To not sound too cliche …what a long strange trip it has been. I have been involved in this amazing show at Beck called “The Producers.” I couldn’t have asked for more fun, crazy, emotional, hilarious people then this cast and crew. I am still in awe of how I was even chosen to be brought into this madness.
We are now on our 4th weekend. I actually almost typed 3rd but hello…its been 4 weekends already. Wow. It has completely flown and I could honestly do this show every day and quit my job. Not that I will because my job pays WAY more.
Saw my friend Ray in his show “Last Days of Judas Iscariot” at CPT Church theater. It was a really good show but with no A/C it made for a long night of sweating. And I wasn’t sweating because I was nervous to be in a church and be struck by lightening. He did a great job and he always does. He is so dedicated and focused and I hope I have even a portion of his determination.
Work has been going …actually alright. I work in an office..in medical sales and it is less than exciting but it pays the bills and I take the beatings from my boss. Whipping Boy con melody…
I was also cast as Mrs.Tottendale in “Drowsy Chaperone” at Garfield Hts. I am really looking forward to the show as it will be a great group of people to work with…I hear the best of Cleveland?? Who knows.
Above all else, guard your heart, for it is the wellspring of life.
I have had the strangest dreams lately.
After watching way too many military movies (i.e. Black Hawk Down, Letters from Iwa Jima) I dreamed I was in my old school library from grade school. I was late getting to class and I was given a detention. While waiting to receive my punishment a bunch of black hawk helicopters kept circling the building. Too the staff at the school it was a regular everyday occurrence. To me, I was like …who escaped from jail?

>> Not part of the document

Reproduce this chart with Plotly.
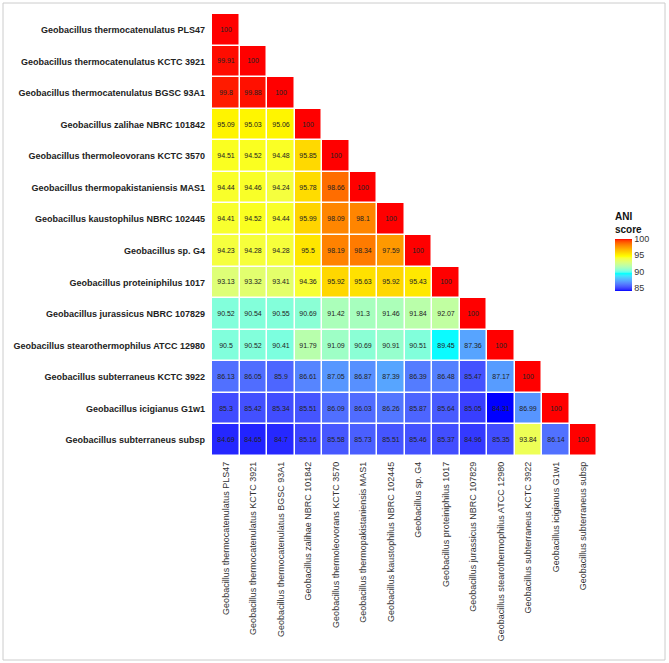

Last night I dreamed Cang and I were squatting in a really nice hotel until someone noticed us. We had been living there for a couple days I think and our stuff was everywhere. Someone noticed and tried to get us arrested. I packed up my stuff and Cang fled.
Who knows…I certainly don’t. But I DO know I dream every single night and Cang doesn’t remember his dreams at all. How is that possible that people don’t dream at all? Mine are so vivid I sometimes think they are real. I also will think that something someone told me in a dream was real. So sometimes I will say to Cang…remember that time we were talking about blah blah blah….and he has NO IDEA what I am saying.
I should keep a log of my dreams because they would be the craziest anyone has ever heard.
Signed my first contract as an actor. Well…technically second but the first one doesn’t count because I made no money from it.
Just felt so weird. But in a good way. Last night we had to fill out contracts and w9s. I just sort of sat there for a moment…and thought…wow. Now, I know its only $100 bucks and I know to some people in Cleveland its not a big deal and such…but its a big deal to me. It means something to me. I have worked so hard to be..well..noticed and finally someone took a chance on me. It took 15 years to get here…and I am happy I am here.
Looking forward to more paychecks. : )
Found this awesome picture of Judy when we did Jerry’s Girls 2009. From L to R: Amanda, Judy, Linda, Charlotte
I recently did a show “Jerry Girls” at SCT with a wonderful woman named Judy Lucas. She had been fighting breast cancer for many years and had so much energy and life in her and was such a fighter…if I ever saw one. I recently got this email from her husband who was our director…
One thing I remember about Judy is she lent me a wig she had in her collection of wigs while going through chemo. I remember us laughing when I put it on because it completely did not fit “me.” But she cherished these wigs and felt so strongly about me taking care of them because they meant so much to her.I also loved this one t-shirt she used to wear a lot “Save the ta-tas.”
She was an awesome lady, a huge heart, tremendous spirit and great loss to those who met her.
Dearest Friends, It is with great sadness and a heavy heart the I say to you the my Judy passed into eternal rest yesterday just after 5PM. She died with no pain, in comfort and in my arms. Please keep her in your thoughts and prayers. You have all been such a large part of our lives. I ask that if you can please make a contribution to the Susan G. Koman foundation in her name. She wanted this organization to succeed so that no one else will have to suffer what she has had to go through. God Bless you all. I hope to see all of you soon this year.Frank
How do you get of stress? Because lately I feel like jumping out of my window. (I’m on the ground floor). I might twist an ankle! I need to get rid of stress that doesn’t involve money because that is my current stress!
Not that any of these are worse than what is going on in the world right now or other people’s lives it is just what is happening right now.
On a the lighter side: FINALLY started rehearsals for “The Producers.” As JD and I discuss last night, it is refreshing to be apart of such a professional theater and show and not have the pressure of a lead in the show…we did blocking for Act1 Scene 1 and it couldn’t have been easier. Happy to be chosen to be a part of it and looking forward to seeing where it goes.
In the end, it’s not about the destination, but who shares our journey. And God wants to be with us every step of the way.